Photonic Wheels and Polarization Möbius Strips in Highly-Confined Trigonometric Beams

Abstract

A photonic wheel describes a special structure in which the electric vector spins (with time) in a plane containing the propagation direction, while around a C-point (a point with circular polarization) the polarization Möbius strip can be formed topologically in three-dimensional (3D) space. These two interesting but very different structures are both unique to 3D structured fields, and in this article they are studied together and also their connections are analyzed. By highly confining the trigonometric beams, the three-dimensional (3D) fields with a wide area of photonic wheels are constructed, and the characteristics of the photonic wheels in different regions are analyzed. The expression for the C-lines of the photonic wheels is derived, which provides a simple way to get the exact position of the C-lines and also is a basis for observing polarization Möbius strips.
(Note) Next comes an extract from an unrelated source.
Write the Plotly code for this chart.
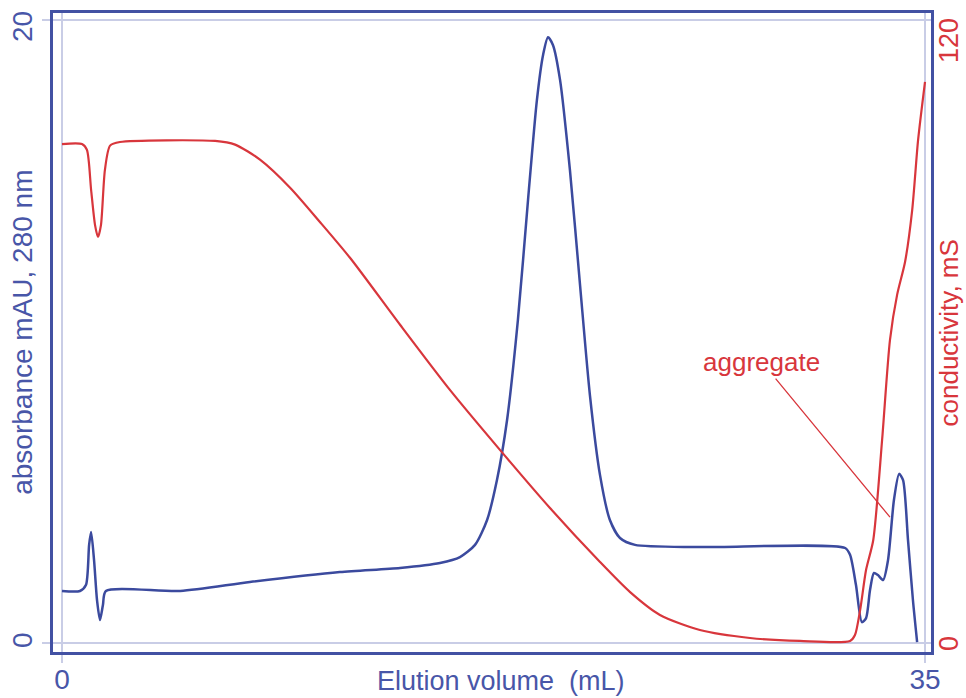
import plotly.graph_objects as go

# ---- data ----
abs_x = [0, 0.73, 0.97, 1.10, 1.18, 1.30, 1.42, 1.54, 1.66, 1.78, 4.79, 7.62, 11.27, 13.71, 15.33,
         16.14, 16.75, 17.24, 17.64, 18.05, 18.49, 18.90, 19.26, 19.51, 19.71, 19.91, 20.20, 20.60,
         21.01, 21.41, 21.82, 22.22, 22.63, 23.24, 25.87, 31.76, 31.96, 32.20, 32.44, 32.61, 32.77,
         32.93, 33.09, 33.30, 33.50, 33.74, 33.95, 34.11, 34.31, 34.51, 34.68]
abs_y = [1.67, 1.67, 1.86, 3.15, 3.56, 2.66, 1.38, 0.74, 1.22, 1.67, 1.67, 1.96, 2.28, 2.41, 2.57,
         2.76, 3.15, 3.95, 5.23, 7.16, 10.37, 14.22, 17.43, 18.88, 19.45, 19.20, 18.07, 15.18,
         11.49, 7.96, 5.39, 3.95, 3.37, 3.15, 3.08, 3.05, 2.83, 1.86, 0.67, 0.80, 1.70,
         2.25, 2.18, 2.02, 2.66, 4.59, 5.43, 5.23, 3.31, 1.38, 0.03]

cond_x = [0, 0.81, 1.01, 1.18, 1.34, 1.46, 1.58, 1.74, 1.95, 2.35, 6.21, 7.02, 8.03, 9.25, 10.46,
          11.68, 13.71, 15.74, 17.76, 19.79, 21.82, 23.04, 24.25, 25.87, 27.90, 29.93, 31.96,
          32.16, 32.37, 32.61, 32.90, 33.26, 33.58, 33.87, 34.19, 34.48, 34.72, 35.0]
cond_y = [96.1, 96.1, 95.0, 87.3, 80.5, 78.2, 80.5, 91.1, 95.8, 96.5, 96.7, 96.0, 93.1, 87.7, 81.1,
          74.2, 61.3, 48.7, 37.2, 26.0, 15.6, 9.8, 5.4, 2.5, 0.96, 0.39, 0.39,
          1.54, 6.4, 14.1, 19.8, 39.1, 58.4, 67.1, 73.4, 83.4, 96.9, 108.1]

x_ticks = [0, 35]
y_ticks = [0, 20]
y2_ticks = [0, 120]

agg_label = "aggregate"
agg_tip = (33.58, 4.04)

BLUE = "#3b4a9e"
BLUE_TXT = "#4856a8"
RED = "#d8363c"
FRAME = "#4251a3"
LIGHT = "#c9cde6"
FONT = "Liberation Sans, Arial, sans-serif"
RIGHT_X = 1.0205

fig = go.Figure()
fig.add_trace(go.Scatter(x=abs_x, y=abs_y, mode="lines", yaxis="y",
                         line=dict(color=BLUE, width=2.5, shape="spline", smoothing=0.7),
                         showlegend=False, hoverinfo="skip"))
fig.add_trace(go.Scatter(x=cond_x, y=cond_y, mode="lines", yaxis="y2",
                         line=dict(color=RED, width=2.2, shape="spline", smoothing=0.7),
                         showlegend=False, hoverinfo="skip"))

annotations = [
    dict(text="absorbance mAU, 280 nm", textangle=-90, xref="paper", yref="paper",
         x=-0.035, y=0.5, xanchor="center", yanchor="middle", showarrow=False,
         font=dict(size=28, color=BLUE_TXT)),
    dict(text="conductivity, mS", textangle=-90, xref="paper", yref="paper",
         x=RIGHT_X, y=0.5, xanchor="center", yanchor="middle", showarrow=False,
         font=dict(size=26, color=RED)),
    dict(text="Elution volume  (mL)", xref="paper", yref="paper",
         x=0.51, y=-0.046, xanchor="center", yanchor="middle", showarrow=False,
         font=dict(size=27, color=BLUE_TXT)),
    dict(text=agg_label, x=agg_tip[0], y=agg_tip[1], xref="x", yref="y",
         ax=-128, ay=-155, showarrow=True, arrowhead=0, arrowwidth=1.3, arrowcolor=RED,
         font=dict(size=26, color=RED)),
]
# y-axis tick labels (rotated), placed on the axis scales
left_shift = {0: 3, 20: -7}
for v in y_ticks:
    annotations.append(dict(text=str(v), textangle=-90, xref="paper", yref="y", x=-0.0353, y=v,
                            xanchor="center", yanchor="middle", yshift=left_shift[v], showarrow=False,
                            font=dict(size=28, color=BLUE_TXT)))
right_shift = {0: 0, 120: -20}
for v in y2_ticks:
    annotations.append(dict(text=str(v), textangle=-90, xref="paper", yref="y2", x=RIGHT_X, y=v,
                            xanchor="center", yanchor="middle", yshift=right_shift[v], showarrow=False,
                            font=dict(size=27, color=RED)))

fig.update_layout(
    width=966, height=698,
    margin=dict(l=53, r=35, t=13, b=46, autoexpand=False),
    paper_bgcolor="white", plot_bgcolor="white",
    font=dict(family=FONT, size=28, color=BLUE_TXT),
    xaxis=dict(range=[-0.365, 35.243], tickvals=x_ticks, showgrid=True, gridcolor=LIGHT, gridwidth=1.5,
               zeroline=False, showline=True, mirror=True, linecolor=FRAME, linewidth=2.5,
               ticks="outside", ticklen=8, tickcolor=LIGHT, tickwidth=1.5, automargin=False,
               ticklabelstandoff=-7, tickfont=dict(size=28, color=BLUE_TXT)),
    yaxis=dict(range=[-0.289, 20.225], tickvals=y_ticks, showgrid=True, gridcolor=LIGHT, gridwidth=1.5,
               zeroline=False, showline=True, mirror=True, linecolor=FRAME, linewidth=2.5,
               ticks="outside", ticklen=8, tickcolor=LIGHT, tickwidth=1.5,
               showticklabels=False, automargin=False),
    yaxis2=dict(range=[-1.734, 121.35], tickvals=y2_ticks, overlaying="y", side="right",
                showgrid=False, zeroline=False, showline=False, ticks="",
                showticklabels=False, automargin=False),
    annotations=annotations,
)

fig.write_html("out.html")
Along a C-line, the behaviors of the polarization Möbius strips, including two typical (generic) Möbius strips with opposite indices, and two special topological events seemingly violating the topological law are examined. Our results show that the trick and the paradox in the two special events actually are the manifestations of the trace-dependent property and the observer-dependent property of the polarization Möbius strips respectively. The finding also suggests that even in a short segment of a C-line rich topological events related to polarization Möbius strips can be observed. Our research provides a way to observe the photonic wheels, the polarization Möbius strips and their connection, also supplies a theoretical foundation for special structures in 3D fields.